There are probably no humans more often accused of “wasting time” than those with imaginations reflective of God’s who are in the process of creation. It is difficult for some parents and teachers to realize that staring out the window at rain, or going for long aimless walks, are essential parts of creating the Taj Mahal or the Ring of the Nibelungen or Beethoven’s Ninth Symphony.

My time spent creating and transforming objects in a computer world, and making more and more elaborate forms and structures from them, is undoubtedly a complete waste of time by some standards, but to me it is a thrill, an elation, because I feel in my experience the echo of God’s unbounded creativity. Yes, from an objective point of view it is a step below bringing a poem or a painting into the real life human world, but as a personal experience it is gratifying and exciting to see the fruits of my imagination grow in a visible computer world.
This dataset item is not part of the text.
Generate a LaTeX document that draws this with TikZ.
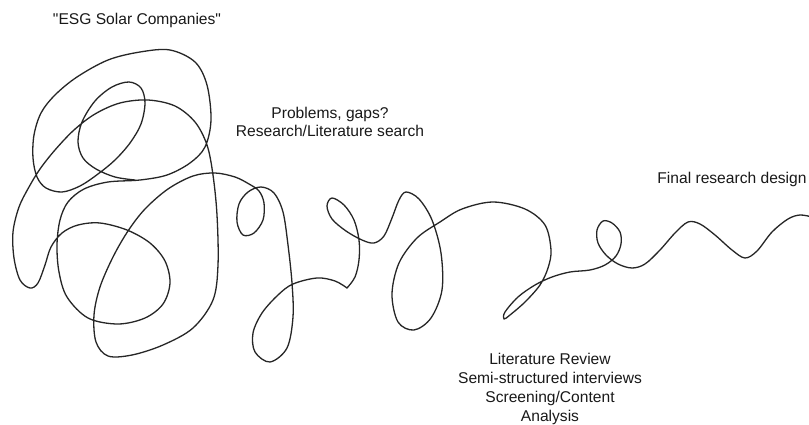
\documentclass[tikz,border=0pt]{standalone}
\usepackage{fontspec}
\setmainfont{Liberation Sans}[Ligatures=TeXOff]
\begin{document}
\begin{tikzpicture}[x=1pt,y=-1pt,
  squiggle/.style={line width=1.3pt, draw=black!85, line cap=round, line join=round},
  label/.style={inner sep=0pt, text=black!90, align=center,
    font=\fontsize{15.6}{18}\selectfont}]
\clip (0,0) rectangle (809,425);
\fill[white] (0,0) rectangle (809,425);

% the design squiggle: a tangle on the left that slowly unwinds to the right
\draw[squiggle] plot[smooth, tension=0.55] coordinates {
  (135,180) (115,177) (96,169) (83,158) (78,142) (82,122) (95,101) (112,87)
  (129,82) (141,88) (145,103) (141,124) (130,143) (115,160) (98,174) (80,186)
  (62,192) (46,188) (37,177) (33,158) (34,135) (41,113) (55,95) (77,77)
  (108,60) (140,52) (170,50) (195,62) (207,85) (211,120) (205,147) (190,163)
  (167,175) (140,180) (108,182) (84,189) (68,202) (60,220) (57,245) (59,272)
  (67,297) (88,318) (118,324) (145,318) (163,304) (170,283) (165,261) (150,243)
  (127,230) (100,223) (78,225) (62,233) (51,247) (45,265) (38,283) (30,288)
  (20,280) (14,258) (13,232) (19,207) (29,187) (40,169) (55,150) (74,130)
  (95,114) (120,103) (148,100) (175,106) (195,122) (207,145) (213,175) (217,215)
  (218,265) (213,300) (193,328) (163,345) (132,355) (108,356) (96,342) (94,315)
  (100,287) (113,257) (128,231) (145,209) (168,189) (193,176) (215,173) (235,177)
  (249,184) (259,191) (264,203) (263,220) (254,233) (243,235) (237,222) (239,204)
  (248,192) (261,187) (274,193) (283,212) (288,245) (292,283) (293,317) (287,348)
  (270,362) (255,352) (253,333) (262,313) (278,295) (293,284) (317,278) (335,281)
  (347,288)};
\draw[squiggle] plot[smooth, tension=0.55] coordinates {
  (347,288) (355,277) (359,260) (359,240) (354,220) (344,205) (332,198) (327,206)
  (332,219) (346,231) (362,240) (374,243) (384,236) (392,218) (399,200) (406,192)
  (419,199) (432,220) (441,253) (442,290) (431,318) (414,330) (398,322) (392,294)
  (399,263) (417,238) (440,222) (462,209) (493,202) (525,209) (545,225) (551,250)
  (548,268) (540,285) (525,302) (510,315) (504,319) (505,312) (518,297) (535,285)
  (552,277) (570,272) (590,270) (605,265) (616,256) (621,244) (620,232) (612,223)
  (603,221) (597,230) (598,243) (606,255) (618,264) (632,268) (645,264) (660,250)
  (675,233) (688,222) (700,224) (715,235) (732,250) (745,258) (757,251) (772,232)
  (788,219) (800,215) (812,217)};

% stage labels (base anchor sits on the last line of each block)
\node[label, anchor=base] (topic) at (137,25) {"ESG Solar Companies"};
\node[label, anchor=base] (problems) at (330,136.5)
  {Problems, gaps?\\Research/Literature search};
\node[label, anchor=base] (final) at (732,184) {Final research design};
\node[label, anchor=base, font=\fontsize{15.6}{19}\selectfont] (methods) at (550,421)
  {Literature Review\\Semi-structured interviews\\Screening/Content\\Analysis};
\end{tikzpicture}
\end{document}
It occurs to me that there is one way in which my Second Life creation might satisfy the clods who always want practical results. Some presumably enlightened people tell us that we create our own heaven, that what we experience in an afterlife beyond this plane is fashioned entirely by our own desires and imaginings from a vast reservoir of possibilities. If so, then ‘Second Life’, with all its possibilities for realizing fantasies, is an excellent training ground for our creation of our next life. What could be more frightening to most of us than to bear the sole responsibility for deciding what we want to be and to experience? What a multitude of questions flood our thoughts when we accept that we are personally responsible for designing our future life! A little orientation and practice in ‘Second Life’ can’t hurt.


  1. Thanks for this, Fleming. I caught myself ready to pounce when I read it, with an "Aha!", for you know I love to argue.

    You have produced a classic piece of politician's or salesman's hype twisting reality into a false shape to make your point. Perhaps indeed hype is the most Godlike activity?

    But your value-system is interesting and self-consistent. Indeed your piece resembles the computer game in setting up a pseudo-reality where this can be the case.

    You've taken the idea of God and then supposed that the human objective is to be like God. In this you are not alone, certainly. Avenging, judging and smiting as if we are all in an Old-Testament world, fuel the world's biggest conflicts today.

    Personally, though I gain my livelihood at a computer screen, and am passionate about "creative writing" using the same toolset, I count these hours wasted from another point of view.

    Again speaking personally, I don't want to be God-like but animal-like, following inherited instincts as a guide to fulfilment. To prepare food or build a shed as in your example are very high on my list. To write a book or paint a picture, yes those too, but only if the imagination seizes me from a Source, as if angels dictate my hand.

    If I meet someone on the street whom I suspect of echoing the nature of God, I will probably cross to the other side for my own protection.

    But I mean no criticism. We are all different. Let us each be what we are and do what we fancy, even if we have to hype it up & call it God-like. Thank you Fleming, I mean Lord. Amen. :)

  2. Vincent, I have a mind to smite you, but I'm going to think it over first.

    The Lord

    : )

  3. Vincent said: "You've taken the idea of God and then supposed that the human objective is to be like God . . . Avenging, judging and smiting as if we are all in an Old-Testament world, fuel the world's biggest conflicts today . . . If I meet someone on the street whom I suspect of echoing the nature of God, I will probably cross to the other side for my own protection."

    Perhaps I don't understand your point here, Vincent, but to me, Fleming is referring to a God that creates beauty and happiness, not One that allegedly has the negative traits that you list.

  4. Anonymous: are there so many gods then to choose from?

  5. I'm assuming you plan to enter the after life in the same body, Fleming? Is that why painting a futuristic picture in 2nd life is so important? I'm not sure I follow you but frankly at 59, I'm already bored with the body I have. That would be a "smite" if I had to fly around with the same body I had here. If so, I can only hope it makes me 17 again.